Written task: The listing below begins with the first line you should copy; stop after the line containing "(971,673) -- (762,897);", and drop every picture.

Source material:
============

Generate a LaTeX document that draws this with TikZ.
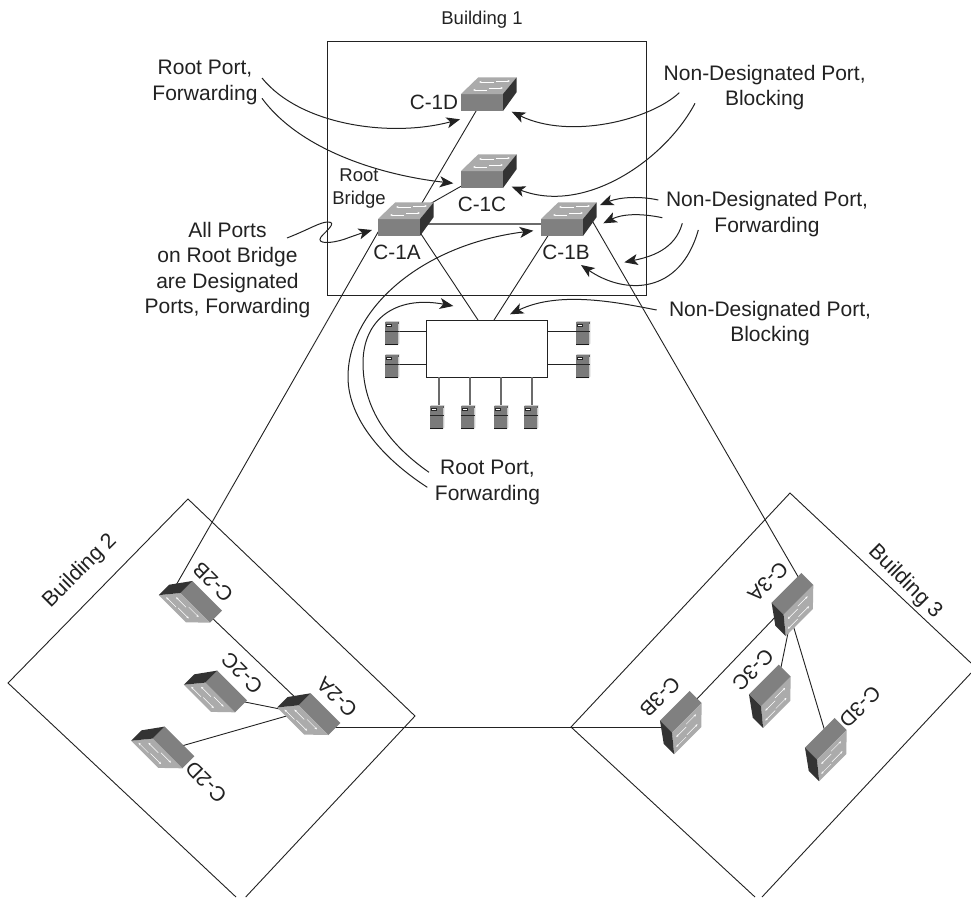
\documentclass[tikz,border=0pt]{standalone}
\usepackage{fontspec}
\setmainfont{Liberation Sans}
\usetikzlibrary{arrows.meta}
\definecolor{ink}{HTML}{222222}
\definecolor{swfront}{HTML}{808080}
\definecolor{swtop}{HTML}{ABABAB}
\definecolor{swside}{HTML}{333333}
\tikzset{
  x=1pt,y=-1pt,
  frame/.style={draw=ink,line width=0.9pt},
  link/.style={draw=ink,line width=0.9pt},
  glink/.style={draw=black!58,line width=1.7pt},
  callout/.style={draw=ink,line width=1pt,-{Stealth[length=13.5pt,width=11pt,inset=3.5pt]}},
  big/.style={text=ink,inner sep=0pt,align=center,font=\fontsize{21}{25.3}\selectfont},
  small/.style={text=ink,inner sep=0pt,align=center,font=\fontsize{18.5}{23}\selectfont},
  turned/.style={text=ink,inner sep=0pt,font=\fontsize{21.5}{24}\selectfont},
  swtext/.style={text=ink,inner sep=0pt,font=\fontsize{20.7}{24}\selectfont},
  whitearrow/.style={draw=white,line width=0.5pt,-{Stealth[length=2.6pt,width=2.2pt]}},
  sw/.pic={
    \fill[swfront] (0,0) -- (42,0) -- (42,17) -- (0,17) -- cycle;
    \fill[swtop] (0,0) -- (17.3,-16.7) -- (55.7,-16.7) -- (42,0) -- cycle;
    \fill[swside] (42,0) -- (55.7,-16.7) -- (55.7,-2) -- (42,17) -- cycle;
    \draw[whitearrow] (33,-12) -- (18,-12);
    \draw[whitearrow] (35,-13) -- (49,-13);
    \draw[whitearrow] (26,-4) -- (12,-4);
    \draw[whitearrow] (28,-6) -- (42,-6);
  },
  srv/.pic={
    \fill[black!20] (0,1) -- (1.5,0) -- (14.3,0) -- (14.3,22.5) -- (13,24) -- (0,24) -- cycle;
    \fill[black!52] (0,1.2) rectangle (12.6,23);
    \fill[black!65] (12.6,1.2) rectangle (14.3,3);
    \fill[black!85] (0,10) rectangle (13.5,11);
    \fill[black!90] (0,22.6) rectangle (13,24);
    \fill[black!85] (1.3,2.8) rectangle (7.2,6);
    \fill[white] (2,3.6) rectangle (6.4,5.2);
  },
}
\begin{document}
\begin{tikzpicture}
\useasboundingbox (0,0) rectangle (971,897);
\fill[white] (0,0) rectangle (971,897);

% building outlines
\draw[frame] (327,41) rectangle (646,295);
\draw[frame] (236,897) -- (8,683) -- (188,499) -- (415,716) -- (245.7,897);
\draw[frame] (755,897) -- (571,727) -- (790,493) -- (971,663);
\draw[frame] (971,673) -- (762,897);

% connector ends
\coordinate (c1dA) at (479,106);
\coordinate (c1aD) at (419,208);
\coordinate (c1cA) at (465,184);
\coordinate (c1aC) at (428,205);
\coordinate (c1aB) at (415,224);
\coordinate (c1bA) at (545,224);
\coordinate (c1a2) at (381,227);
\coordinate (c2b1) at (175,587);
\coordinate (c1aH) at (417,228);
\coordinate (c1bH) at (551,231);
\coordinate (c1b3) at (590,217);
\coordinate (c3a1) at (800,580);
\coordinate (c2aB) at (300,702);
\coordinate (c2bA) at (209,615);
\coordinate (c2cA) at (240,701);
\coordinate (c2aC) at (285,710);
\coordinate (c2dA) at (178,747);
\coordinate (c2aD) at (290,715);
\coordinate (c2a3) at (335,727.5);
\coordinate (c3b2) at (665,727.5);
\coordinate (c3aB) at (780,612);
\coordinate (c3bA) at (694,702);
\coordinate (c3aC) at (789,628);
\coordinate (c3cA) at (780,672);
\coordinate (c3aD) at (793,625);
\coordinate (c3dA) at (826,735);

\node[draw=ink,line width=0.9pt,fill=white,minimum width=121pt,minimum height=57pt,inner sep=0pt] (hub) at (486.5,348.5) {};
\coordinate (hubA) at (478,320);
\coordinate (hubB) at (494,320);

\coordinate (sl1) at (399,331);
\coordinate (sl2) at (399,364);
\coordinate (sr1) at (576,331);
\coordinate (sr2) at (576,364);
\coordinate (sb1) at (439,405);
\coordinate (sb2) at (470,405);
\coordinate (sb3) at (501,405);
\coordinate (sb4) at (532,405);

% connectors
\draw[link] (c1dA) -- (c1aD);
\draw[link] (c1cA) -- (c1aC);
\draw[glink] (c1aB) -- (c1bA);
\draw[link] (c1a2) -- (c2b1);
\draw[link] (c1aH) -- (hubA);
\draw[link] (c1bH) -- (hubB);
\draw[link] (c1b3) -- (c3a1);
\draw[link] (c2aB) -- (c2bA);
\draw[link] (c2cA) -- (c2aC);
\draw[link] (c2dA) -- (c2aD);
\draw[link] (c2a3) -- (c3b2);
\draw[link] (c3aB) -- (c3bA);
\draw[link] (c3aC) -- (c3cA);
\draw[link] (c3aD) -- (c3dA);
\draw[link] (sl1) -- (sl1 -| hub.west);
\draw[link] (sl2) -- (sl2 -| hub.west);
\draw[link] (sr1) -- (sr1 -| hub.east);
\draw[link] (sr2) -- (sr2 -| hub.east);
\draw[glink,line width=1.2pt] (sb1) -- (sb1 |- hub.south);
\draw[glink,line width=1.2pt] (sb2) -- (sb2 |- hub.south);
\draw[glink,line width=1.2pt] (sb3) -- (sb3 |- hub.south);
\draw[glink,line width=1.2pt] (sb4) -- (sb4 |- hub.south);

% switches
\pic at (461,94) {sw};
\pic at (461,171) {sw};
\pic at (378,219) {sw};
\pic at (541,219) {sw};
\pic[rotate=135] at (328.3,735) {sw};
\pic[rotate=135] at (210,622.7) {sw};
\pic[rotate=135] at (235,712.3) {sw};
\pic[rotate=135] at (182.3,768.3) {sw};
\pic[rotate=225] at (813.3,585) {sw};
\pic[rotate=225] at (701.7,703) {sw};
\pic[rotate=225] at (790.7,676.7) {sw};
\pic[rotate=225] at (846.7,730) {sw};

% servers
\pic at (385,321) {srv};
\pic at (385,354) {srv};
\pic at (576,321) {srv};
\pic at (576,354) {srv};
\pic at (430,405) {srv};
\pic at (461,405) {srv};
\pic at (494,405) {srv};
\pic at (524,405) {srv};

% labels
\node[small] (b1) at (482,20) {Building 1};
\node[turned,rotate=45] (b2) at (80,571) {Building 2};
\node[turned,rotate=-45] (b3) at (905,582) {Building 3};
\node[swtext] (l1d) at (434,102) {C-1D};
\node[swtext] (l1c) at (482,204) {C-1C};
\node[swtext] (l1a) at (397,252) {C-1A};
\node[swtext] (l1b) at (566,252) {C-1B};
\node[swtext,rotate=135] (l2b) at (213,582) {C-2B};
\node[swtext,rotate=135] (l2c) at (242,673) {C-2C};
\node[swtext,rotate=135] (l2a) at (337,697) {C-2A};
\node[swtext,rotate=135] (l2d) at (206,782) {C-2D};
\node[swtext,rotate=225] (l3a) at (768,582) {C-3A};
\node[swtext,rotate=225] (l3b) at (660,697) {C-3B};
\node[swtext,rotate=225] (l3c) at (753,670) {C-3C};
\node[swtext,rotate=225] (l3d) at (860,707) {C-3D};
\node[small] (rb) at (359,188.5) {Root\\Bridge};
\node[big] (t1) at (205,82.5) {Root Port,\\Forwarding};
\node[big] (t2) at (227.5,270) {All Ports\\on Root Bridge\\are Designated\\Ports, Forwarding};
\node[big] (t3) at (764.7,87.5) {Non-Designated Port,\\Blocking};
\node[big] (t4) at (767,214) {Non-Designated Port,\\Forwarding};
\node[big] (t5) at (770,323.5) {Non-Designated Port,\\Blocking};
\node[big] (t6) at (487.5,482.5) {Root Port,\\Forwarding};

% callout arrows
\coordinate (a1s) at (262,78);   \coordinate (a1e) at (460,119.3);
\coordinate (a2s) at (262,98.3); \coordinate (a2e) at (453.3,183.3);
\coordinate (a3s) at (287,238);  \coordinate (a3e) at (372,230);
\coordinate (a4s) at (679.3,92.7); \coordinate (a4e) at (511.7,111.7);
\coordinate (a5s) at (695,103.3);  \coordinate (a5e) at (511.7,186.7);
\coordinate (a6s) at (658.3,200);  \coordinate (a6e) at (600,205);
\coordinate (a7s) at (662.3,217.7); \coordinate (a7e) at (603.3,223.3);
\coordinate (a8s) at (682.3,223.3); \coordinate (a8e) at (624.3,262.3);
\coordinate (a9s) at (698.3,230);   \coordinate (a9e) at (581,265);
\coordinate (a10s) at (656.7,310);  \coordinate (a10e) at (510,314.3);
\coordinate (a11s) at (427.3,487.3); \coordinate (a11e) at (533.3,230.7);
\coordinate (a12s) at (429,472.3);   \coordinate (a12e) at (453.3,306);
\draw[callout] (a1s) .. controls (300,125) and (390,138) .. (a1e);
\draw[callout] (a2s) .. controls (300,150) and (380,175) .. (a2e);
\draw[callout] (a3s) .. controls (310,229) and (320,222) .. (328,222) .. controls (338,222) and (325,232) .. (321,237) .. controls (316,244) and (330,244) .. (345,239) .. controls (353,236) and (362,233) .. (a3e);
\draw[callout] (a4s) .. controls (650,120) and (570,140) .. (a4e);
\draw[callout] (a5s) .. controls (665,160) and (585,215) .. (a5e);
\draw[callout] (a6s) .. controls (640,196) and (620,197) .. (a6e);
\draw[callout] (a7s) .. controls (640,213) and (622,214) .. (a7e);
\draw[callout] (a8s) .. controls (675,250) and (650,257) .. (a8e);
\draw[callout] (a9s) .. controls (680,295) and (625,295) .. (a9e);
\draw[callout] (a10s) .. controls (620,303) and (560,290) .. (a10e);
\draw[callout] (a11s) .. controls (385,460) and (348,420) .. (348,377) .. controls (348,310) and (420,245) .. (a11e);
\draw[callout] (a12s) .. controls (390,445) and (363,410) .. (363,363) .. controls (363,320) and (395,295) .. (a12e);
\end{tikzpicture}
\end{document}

============

Written reply:
Generate a LaTeX document that draws this with TikZ.
\documentclass[tikz,border=0pt]{standalone}
\usepackage{fontspec}
\setmainfont{Liberation Sans}
\usetikzlibrary{arrows.meta}
\definecolor{ink}{HTML}{222222}
\definecolor{swfront}{HTML}{808080}
\definecolor{swtop}{HTML}{ABABAB}
\definecolor{swside}{HTML}{333333}
\tikzset{
  x=1pt,y=-1pt,
  frame/.style={draw=ink,line width=0.9pt},
  link/.style={draw=ink,line width=0.9pt},
  glink/.style={draw=black!58,line width=1.7pt},
  callout/.style={draw=ink,line width=1pt,-{Stealth[length=13.5pt,width=11pt,inset=3.5pt]}},
  big/.style={text=ink,inner sep=0pt,align=center,font=\fontsize{21}{25.3}\selectfont},
  small/.style={text=ink,inner sep=0pt,align=center,font=\fontsize{18.5}{23}\selectfont},
  turned/.style={text=ink,inner sep=0pt,font=\fontsize{21.5}{24}\selectfont},
  swtext/.style={text=ink,inner sep=0pt,font=\fontsize{20.7}{24}\selectfont},
  whitearrow/.style={draw=white,line width=0.5pt,-{Stealth[length=2.6pt,width=2.2pt]}},
  sw/.pic={
    \fill[swfront] (0,0) -- (42,0) -- (42,17) -- (0,17) -- cycle;
    \fill[swtop] (0,0) -- (17.3,-16.7) -- (55.7,-16.7) -- (42,0) -- cycle;
    \fill[swside] (42,0) -- (55.7,-16.7) -- (55.7,-2) -- (42,17) -- cycle;
    \draw[whitearrow] (33,-12) -- (18,-12);
    \draw[whitearrow] (35,-13) -- (49,-13);
    \draw[whitearrow] (26,-4) -- (12,-4);
    \draw[whitearrow] (28,-6) -- (42,-6);
  },
  srv/.pic={
    \fill[black!20] (0,1) -- (1.5,0) -- (14.3,0) -- (14.3,22.5) -- (13,24) -- (0,24) -- cycle;
    \fill[black!52] (0,1.2) rectangle (12.6,23);
    \fill[black!65] (12.6,1.2) rectangle (14.3,3);
    \fill[black!85] (0,10) rectangle (13.5,11);
    \fill[black!90] (0,22.6) rectangle (13,24);
    \fill[black!85] (1.3,2.8) rectangle (7.2,6);
    \fill[white] (2,3.6) rectangle (6.4,5.2);
  },
}
\begin{document}
\begin{tikzpicture}
\useasboundingbox (0,0) rectangle (971,897);
\fill[white] (0,0) rectangle (971,897);

% building outlines
\draw[frame] (327,41) rectangle (646,295);
\draw[frame] (236,897) -- (8,683) -- (188,499) -- (415,716) -- (245.7,897);
\draw[frame] (755,897) -- (571,727) -- (790,493) -- (971,663);
\draw[frame] (971,673) -- (762,897);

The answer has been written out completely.